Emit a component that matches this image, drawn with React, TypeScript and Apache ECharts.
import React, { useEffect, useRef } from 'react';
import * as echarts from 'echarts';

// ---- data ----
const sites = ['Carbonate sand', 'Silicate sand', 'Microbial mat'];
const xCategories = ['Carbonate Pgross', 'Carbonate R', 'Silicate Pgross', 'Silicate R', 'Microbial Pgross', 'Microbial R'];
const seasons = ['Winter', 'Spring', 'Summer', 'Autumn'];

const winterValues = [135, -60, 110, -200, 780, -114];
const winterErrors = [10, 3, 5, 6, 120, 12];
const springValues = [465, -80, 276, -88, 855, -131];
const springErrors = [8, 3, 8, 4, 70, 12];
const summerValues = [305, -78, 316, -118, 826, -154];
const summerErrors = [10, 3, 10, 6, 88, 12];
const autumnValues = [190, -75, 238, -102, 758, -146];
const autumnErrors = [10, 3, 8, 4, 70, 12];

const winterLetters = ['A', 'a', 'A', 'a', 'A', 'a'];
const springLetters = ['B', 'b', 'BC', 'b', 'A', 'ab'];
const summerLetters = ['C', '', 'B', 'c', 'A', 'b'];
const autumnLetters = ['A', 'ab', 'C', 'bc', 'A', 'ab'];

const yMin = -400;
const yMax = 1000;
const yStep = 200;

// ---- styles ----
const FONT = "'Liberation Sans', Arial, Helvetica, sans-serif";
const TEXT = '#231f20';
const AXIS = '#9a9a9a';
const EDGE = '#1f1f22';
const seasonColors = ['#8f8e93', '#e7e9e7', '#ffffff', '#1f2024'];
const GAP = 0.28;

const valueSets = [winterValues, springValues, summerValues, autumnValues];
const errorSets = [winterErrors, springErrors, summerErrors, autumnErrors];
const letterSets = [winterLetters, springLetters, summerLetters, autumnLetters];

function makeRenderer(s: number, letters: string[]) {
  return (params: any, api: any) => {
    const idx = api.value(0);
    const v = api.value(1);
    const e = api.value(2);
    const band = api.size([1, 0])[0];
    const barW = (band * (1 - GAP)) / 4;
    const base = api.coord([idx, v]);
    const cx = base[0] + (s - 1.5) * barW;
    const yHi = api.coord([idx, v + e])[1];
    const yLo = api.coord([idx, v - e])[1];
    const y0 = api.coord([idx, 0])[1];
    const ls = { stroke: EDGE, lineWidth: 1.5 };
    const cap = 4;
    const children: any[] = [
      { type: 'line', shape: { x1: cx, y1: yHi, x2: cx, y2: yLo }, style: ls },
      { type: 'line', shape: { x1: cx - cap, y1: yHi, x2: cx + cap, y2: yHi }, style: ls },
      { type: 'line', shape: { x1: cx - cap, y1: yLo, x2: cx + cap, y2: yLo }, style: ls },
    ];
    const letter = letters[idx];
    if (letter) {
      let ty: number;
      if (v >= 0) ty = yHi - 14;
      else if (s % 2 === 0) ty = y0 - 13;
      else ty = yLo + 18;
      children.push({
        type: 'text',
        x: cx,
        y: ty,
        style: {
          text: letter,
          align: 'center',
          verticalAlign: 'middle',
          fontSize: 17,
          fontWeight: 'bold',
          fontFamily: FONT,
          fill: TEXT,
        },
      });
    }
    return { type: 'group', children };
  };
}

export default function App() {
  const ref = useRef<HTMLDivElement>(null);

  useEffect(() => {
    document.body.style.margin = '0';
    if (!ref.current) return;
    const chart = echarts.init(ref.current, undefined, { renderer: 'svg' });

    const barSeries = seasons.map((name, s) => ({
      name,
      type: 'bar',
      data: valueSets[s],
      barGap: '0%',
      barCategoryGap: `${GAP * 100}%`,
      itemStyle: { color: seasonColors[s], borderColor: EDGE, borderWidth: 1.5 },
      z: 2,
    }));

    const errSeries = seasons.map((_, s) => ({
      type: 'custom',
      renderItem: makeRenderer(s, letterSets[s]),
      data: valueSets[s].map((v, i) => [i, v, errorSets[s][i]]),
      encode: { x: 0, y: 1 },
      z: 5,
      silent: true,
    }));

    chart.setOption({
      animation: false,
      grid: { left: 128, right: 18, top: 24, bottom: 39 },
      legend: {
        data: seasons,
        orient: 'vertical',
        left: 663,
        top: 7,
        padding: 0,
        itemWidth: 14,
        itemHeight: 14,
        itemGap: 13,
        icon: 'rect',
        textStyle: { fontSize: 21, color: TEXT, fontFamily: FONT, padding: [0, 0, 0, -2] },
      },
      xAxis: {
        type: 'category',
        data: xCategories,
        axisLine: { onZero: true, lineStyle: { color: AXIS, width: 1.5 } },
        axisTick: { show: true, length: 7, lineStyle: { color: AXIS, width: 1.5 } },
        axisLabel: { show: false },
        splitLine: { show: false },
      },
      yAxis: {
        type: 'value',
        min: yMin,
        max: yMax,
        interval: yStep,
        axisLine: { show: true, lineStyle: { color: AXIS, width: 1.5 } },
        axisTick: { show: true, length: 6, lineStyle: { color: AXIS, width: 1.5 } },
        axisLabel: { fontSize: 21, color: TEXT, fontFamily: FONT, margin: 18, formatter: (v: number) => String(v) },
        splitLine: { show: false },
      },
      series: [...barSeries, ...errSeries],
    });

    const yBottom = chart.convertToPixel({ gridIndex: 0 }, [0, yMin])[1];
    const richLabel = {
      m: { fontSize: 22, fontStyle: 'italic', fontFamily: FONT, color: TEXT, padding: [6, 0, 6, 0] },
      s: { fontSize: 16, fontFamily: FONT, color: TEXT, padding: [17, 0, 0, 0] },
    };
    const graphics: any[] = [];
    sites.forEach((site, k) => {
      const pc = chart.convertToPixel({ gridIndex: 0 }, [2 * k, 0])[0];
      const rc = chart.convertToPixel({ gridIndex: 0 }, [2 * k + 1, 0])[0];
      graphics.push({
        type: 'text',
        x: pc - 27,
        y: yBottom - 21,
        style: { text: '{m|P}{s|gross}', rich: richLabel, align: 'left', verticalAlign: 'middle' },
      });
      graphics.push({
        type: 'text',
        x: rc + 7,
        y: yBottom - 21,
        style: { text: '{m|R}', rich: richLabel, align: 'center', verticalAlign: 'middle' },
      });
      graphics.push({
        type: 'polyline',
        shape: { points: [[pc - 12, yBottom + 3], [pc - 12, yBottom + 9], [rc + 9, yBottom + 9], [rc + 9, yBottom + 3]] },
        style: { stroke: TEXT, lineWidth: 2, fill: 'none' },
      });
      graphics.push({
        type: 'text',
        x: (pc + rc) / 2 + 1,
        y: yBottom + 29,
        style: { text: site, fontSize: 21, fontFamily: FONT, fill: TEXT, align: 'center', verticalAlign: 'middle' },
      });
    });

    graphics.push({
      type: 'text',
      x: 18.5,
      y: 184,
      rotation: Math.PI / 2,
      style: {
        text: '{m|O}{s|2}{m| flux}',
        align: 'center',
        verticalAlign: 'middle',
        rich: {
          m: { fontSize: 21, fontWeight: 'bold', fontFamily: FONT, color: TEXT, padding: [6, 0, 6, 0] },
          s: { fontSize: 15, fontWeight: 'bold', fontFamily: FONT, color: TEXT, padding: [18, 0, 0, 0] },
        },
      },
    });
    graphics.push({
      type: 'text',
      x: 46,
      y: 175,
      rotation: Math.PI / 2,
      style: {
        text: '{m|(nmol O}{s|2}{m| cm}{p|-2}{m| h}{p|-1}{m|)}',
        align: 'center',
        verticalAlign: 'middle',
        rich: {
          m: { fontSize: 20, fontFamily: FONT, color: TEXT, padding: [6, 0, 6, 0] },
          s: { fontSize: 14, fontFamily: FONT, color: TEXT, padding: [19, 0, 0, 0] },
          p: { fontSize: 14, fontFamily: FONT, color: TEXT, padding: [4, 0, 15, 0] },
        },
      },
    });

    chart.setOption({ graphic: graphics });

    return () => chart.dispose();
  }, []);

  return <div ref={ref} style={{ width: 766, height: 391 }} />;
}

WHAT THE TASK REQUIRES: Write out, unaltered, the lines from the opening of the listing through the line that includes "import * as echarts from 'echarts';".

EXERCISE OUTPUT:
Emit a component that matches this image, drawn with React, TypeScript and Apache ECharts.
import React, { useEffect, useRef } from 'react';
import * as echarts from 'echarts';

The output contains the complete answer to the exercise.